In the month since hooks’ death multiple virtual tribute events have been disrupted by the White supremacists, including an event Black feminist colleagues and I hosted and one in her homestate of Kentucky. Hooks’ ideas continue to threaten racists after her death. With hooks death, it becomes clear the next generation of Black feminist truth-tellers will come from all corners because new platforms exist for people to share ideas. Sometimes tweets shared or Instagram posts become blogs or essays that make up a book. Unlike scholars of hooks’ generation, people can become public intellectuals with far fewer credentials or validations from academia and in doing so, they can merge genres and worlds. Movement facilitators like adrienne marie brown encourage people to imagine new social movements inspired by sci-fi writers like Octavia Butler and offer templates of how to cultivate enjoyment in struggle. Alexis Pauline Gumbs writes about Revolutionary Mothering and black feminism while taking inspiration from “aquatic cousins.”
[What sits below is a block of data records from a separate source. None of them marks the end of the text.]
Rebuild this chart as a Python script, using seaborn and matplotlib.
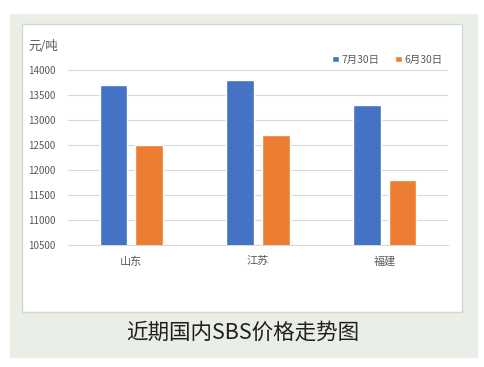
import matplotlib
matplotlib.use("Agg")
import matplotlib.pyplot as plt
import pandas as pd
import seaborn as sns
from matplotlib.patches import Rectangle

# %% data
provinces = ["山东", "江苏", "福建"]
series_names = ["7月30日", "6月30日"]
jul30 = [13700, 13800, 13300]
jun30 = [12500, 12700, 11800]
yticks = [10500, 11000, 11500, 12000, 12500, 13000, 13500, 14000]

df = pd.DataFrame({
    "province": provinces * 2,
    "date": [series_names[0]] * 3 + [series_names[1]] * 3,
    "price": jul30 + jun30,
})

# %% style
sns.set_style("white")
plt.rcParams["font.family"] = ["Noto Sans CJK SC", "DejaVu Sans"]

fig = plt.figure(figsize=(4.85, 3.67), dpi=100)
W, H = 485, 367
# green panel and white inner box (behind the axes)
fig.patches.append(Rectangle((10 / W, 1 - 357 / H), 467 / W, 343 / H,
                             transform=fig.transFigure, color="#e9eee7", zorder=-10))
fig.patches.append(Rectangle((22 / W, 1 - 312 / H), 440 / W, 288 / H,
                             transform=fig.transFigure, facecolor="white",
                             edgecolor="#d6d6d6", linewidth=1, zorder=-9))

ax = fig.add_axes([68 / W, 1 - 245 / H, 380 / W, 175 / H])
ax.set_facecolor("none")
sns.barplot(data=df, x="province", y="price", hue="date",
            palette=["#4472C4", "#ED7D31"], saturation=1, width=0.56, gap=0.22,
            ax=ax, zorder=3)

ax.set_ylim(10500, 14000)
ax.set_xlim(-0.5, 2.5)
ax.set_yticks(yticks)
ax.yaxis.grid(True, color="#d9d9d9", linewidth=0.8)
ax.set_axisbelow(True)
for s in ["top", "right", "left"]:
    ax.spines[s].set_visible(False)
ax.spines["bottom"].set_color("#d9d9d9")
ax.tick_params(axis="both", length=0, colors="#595959", labelsize=7)
ax.tick_params(axis="x", pad=8, labelsize=8)
ax.tick_params(axis="y", pad=9)
ax.set_xlabel("")
ax.set_ylabel("")

ax.legend(loc="lower right", bbox_to_anchor=(1.0, 1.0), ncol=2, frameon=False,
          fontsize=7.5, handlelength=0.6, handleheight=0.6, handletextpad=0.3,
          columnspacing=1.5, labelcolor="#595959", borderaxespad=0.1)

fig.text(28 / W, 1 - 47 / H, "元/吨", fontsize=9, color="#595959", va="center")
fig.text(243 / W, 1 - 333 / H, "近期国内SBS价格走势图", fontsize=15.5,
         color="#231f20", ha="center", va="center")

fig.savefig("out.png", dpi=100)
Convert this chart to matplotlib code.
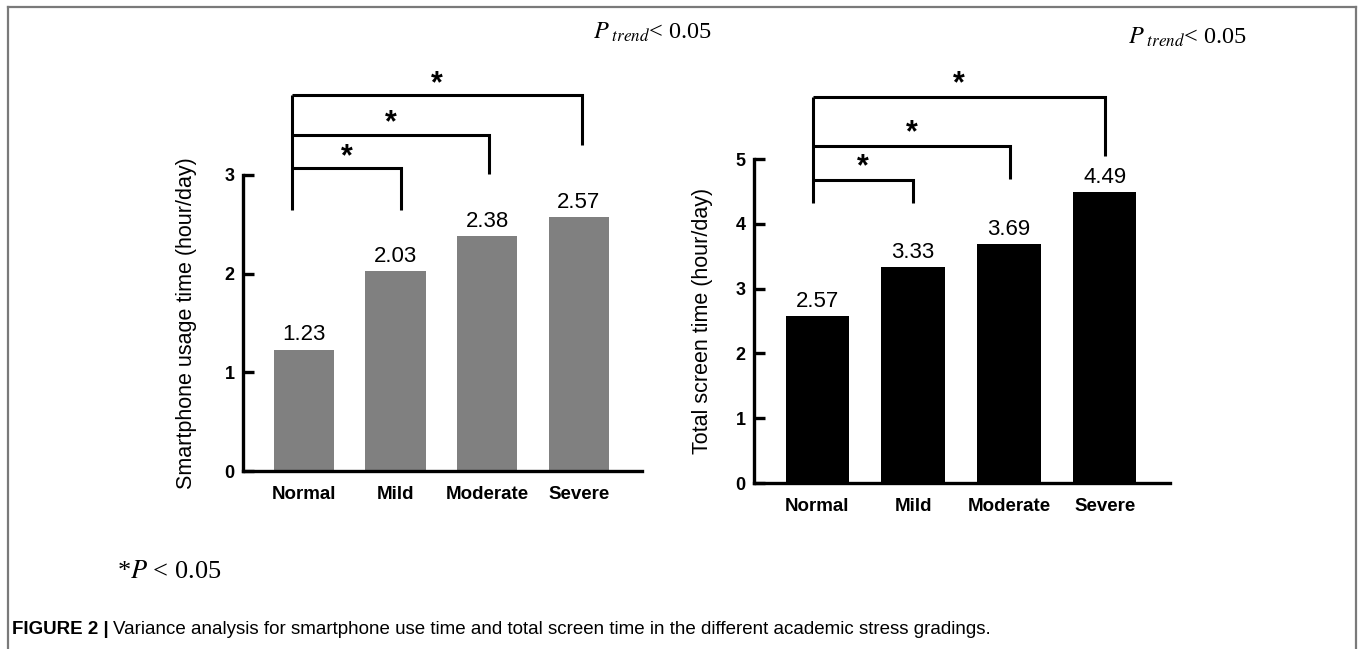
import matplotlib.pyplot as plt
from matplotlib.lines import Line2D

plt.rcParams['font.family'] = 'Liberation Sans'
plt.rcParams['mathtext.fontset'] = 'stix'

# Data
groups = ['Normal', 'Mild', 'Moderate', 'Severe']
phone_time = [1.23, 2.03, 2.38, 2.57]
screen_time = [2.57, 3.33, 3.69, 4.49]
pairs = [(0, 1), (0, 2), (0, 3)]

W, H = 1360, 649
fig = plt.figure(figsize=(W / 100, H / 100), dpi=100)

def px_axes(x0, y0, x1, y1):
    # pixel box (left, top, right, bottom) -> figure fraction
    return fig.add_axes([x0 / W, 1 - y1 / H, (x1 - x0) / W, (y1 - y0) / H])

def draw_panel(ax, vals, color, ymax, ylabel, xlim, lx, rx, levels, star_dy, lpad):
    x = range(len(vals))
    bars = ax.bar(x, vals, width=0.66, color=color)
    ax.set_xlim(*xlim)
    ax.set_ylim(0, ymax)
    ax.set_yticks(range(ymax + 1))
    for s in ['top', 'right']:
        ax.spines[s].set_visible(False)
    for s in ['left', 'bottom']:
        ax.spines[s].set_linewidth(2.4)
    ax.tick_params(axis='y', direction='in', length=8, width=2.4, pad=6,
                   labelsize=13)
    ax.tick_params(axis='x', length=0, pad=11, labelsize=13.5)
    ax.set_xticks(list(x))
    ax.set_xticklabels(groups, fontweight='bold')
    for lab in ax.get_yticklabels():
        lab.set_fontweight('bold')
    ax.set_ylabel(ylabel, fontsize=15.5, labelpad=lpad)
    for b, v in zip(bars, vals):
        ax.annotate(f'{v:.2f}', (b.get_x() + b.get_width() / 2, v),
                    xytext=(0, 3), textcoords='offset points',
                    ha='center', va='bottom', fontsize=16)
    # significance brackets
    left_bottom = levels[0][1]
    top = levels[-1][0]
    ax.plot([lx, lx], [left_bottom, top], color='black', lw=2.2,
            clip_on=False, solid_capstyle='butt')
    for (i, j), (yh, yb), r in zip(pairs, levels, rx):
        xr = j + r
        ax.plot([lx, xr, xr], [yh, yh, yb], color='black', lw=2.2,
                clip_on=False, solid_capstyle='butt', solid_joinstyle='miter')
        ax.text((lx + xr) / 2, yh + star_dy, '*', ha='center', va='center',
                fontsize=22, fontweight='bold', clip_on=False)

ax1 = px_axes(243, 175, 642, 471)
draw_panel(ax1, phone_time, '#808080', 3, 'Smartphone usage time (hour/day)',
           (-0.665, 3.69), -0.13, [0.06, 0.02, 0.04],
           [(3.07, 2.65), (3.41, 3.01), (3.81, 3.30)], 0.11, 20)

ax2 = px_axes(754, 159, 1170, 483)
draw_panel(ax2, screen_time, 'black', 5, 'Total screen time (hour/day)',
           (-0.66, 3.68), -0.04, [0.0, 0.01, 0.0],
           [(4.68, 4.32), (5.20, 4.69), (5.96, 5.05)], 0.2, 16)

# trend and significance notes
fig.text(593 / W, 1 - 32 / H, r'$P_{\ trend}$< 0.05', family='Liberation Serif',
         fontsize=17.5, va='center', ha='left')
fig.text(1128 / W, 1 - 37 / H, r'$P_{\ trend}$< 0.05', family='Liberation Serif',
         fontsize=17.5, va='center', ha='left')
fig.text(117 / W, 1 - 572 / H, r'*$P$ < 0.05', family='Liberation Serif',
         fontsize=19, va='center', ha='left')

# caption
cap1 = fig.text(12 / W, 1 - 630 / H, 'FIGURE 2 |', fontsize=13.5,
                fontweight='bold', va='center', ha='left')
fig.canvas.draw()
bb = cap1.get_window_extent(fig.canvas.get_renderer())
fig.text((bb.x1 + 4) / W, 1 - 630 / H,
         'Variance analysis for smartphone use time and total screen time in the different academic stress gradings.',
         fontsize=13.5, va='center', ha='left')

# frame
fc = '#7a7a7a'
for xs, ys in [([8, 8], [649, 7]), ([8, 1356], [7, 7]), ([1356, 1356], [7, 649])]:
    fig.add_artist(Line2D([v / W for v in xs], [1 - v / H for v in ys],
                          color=fc, lw=1.6, transform=fig.transFigure))

fig.savefig('out.png', dpi=100)
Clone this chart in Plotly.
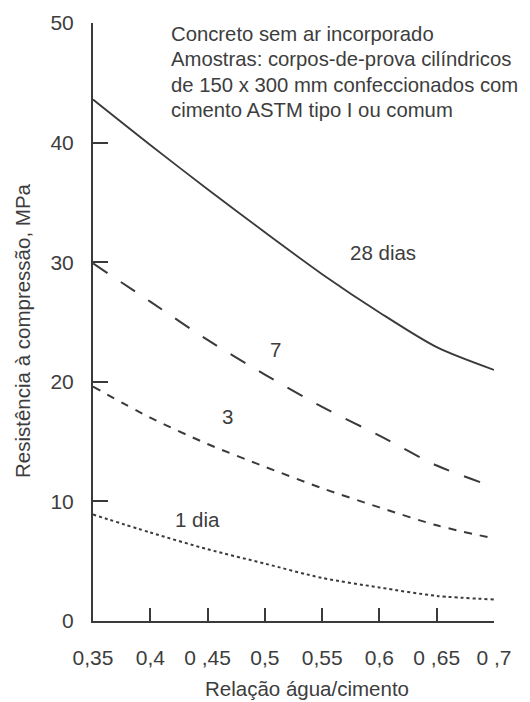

Intellectual activists may look differently than in hooks’ day, but their impact is just as resonant. There is @jillisblack aka Jill Louise Busby who went viral asking why white people needed so much time to “get it.” Megan Thee Stallion challenged the public to think differently about violence Black women experience when she was shot in the foot in 2020 and the response from so many people on social media was jokes rather than concern or compassion. A few months later, Stallion later penned a New York Times op-ed about protecting Black women. Last year, aside from topping the charts, Stallion joined the 25% of Black people who have a Bachelor’s degree (compared to 38% of the national U.S. population) when she graduated from Texas Southern University, an HBCU. People dismissed Stallion for her provocative videos and willingness to talk about sex, like they’ve done to many Black women who discuss sexuality publicly, but she knew her value. In an interview with Angie Martinez, Stallion said, “I just feel like you’re never too old to learn.” Or too young to teach people to stop underestimating Black women.
In some of her last writing, hooks both revealed her own insecurity and insisted the way forward was to cultivate love: “The practice of love requires that we make time, that we embrace change.” Something these women and hooks share is they all require us to stop and think even for a millisecond. By using the moniker “bell hooks” in lowercase spelling, means that every time you write about Gloria Watkins (her given name) correctly in English, you, the writer, must fight the impulse to spell her name with standard capitalisation. It means, for those electronically inclined, to wrestle with autocorrect. To engage with bell hooks is to question and disrupt the status quo. That is precisely the point, and that is what lives on in the women who continue her legacy.
Zakiya Luna is the author of Reproductive Rights as Human Rights: Women of Color and the Fight for Reproductive Justice, co-editor of Black Feminist Sociology: Perspectives and Praxis, and a Dean’s Distinguished Professorial Scholar at Washington University in St. Louis.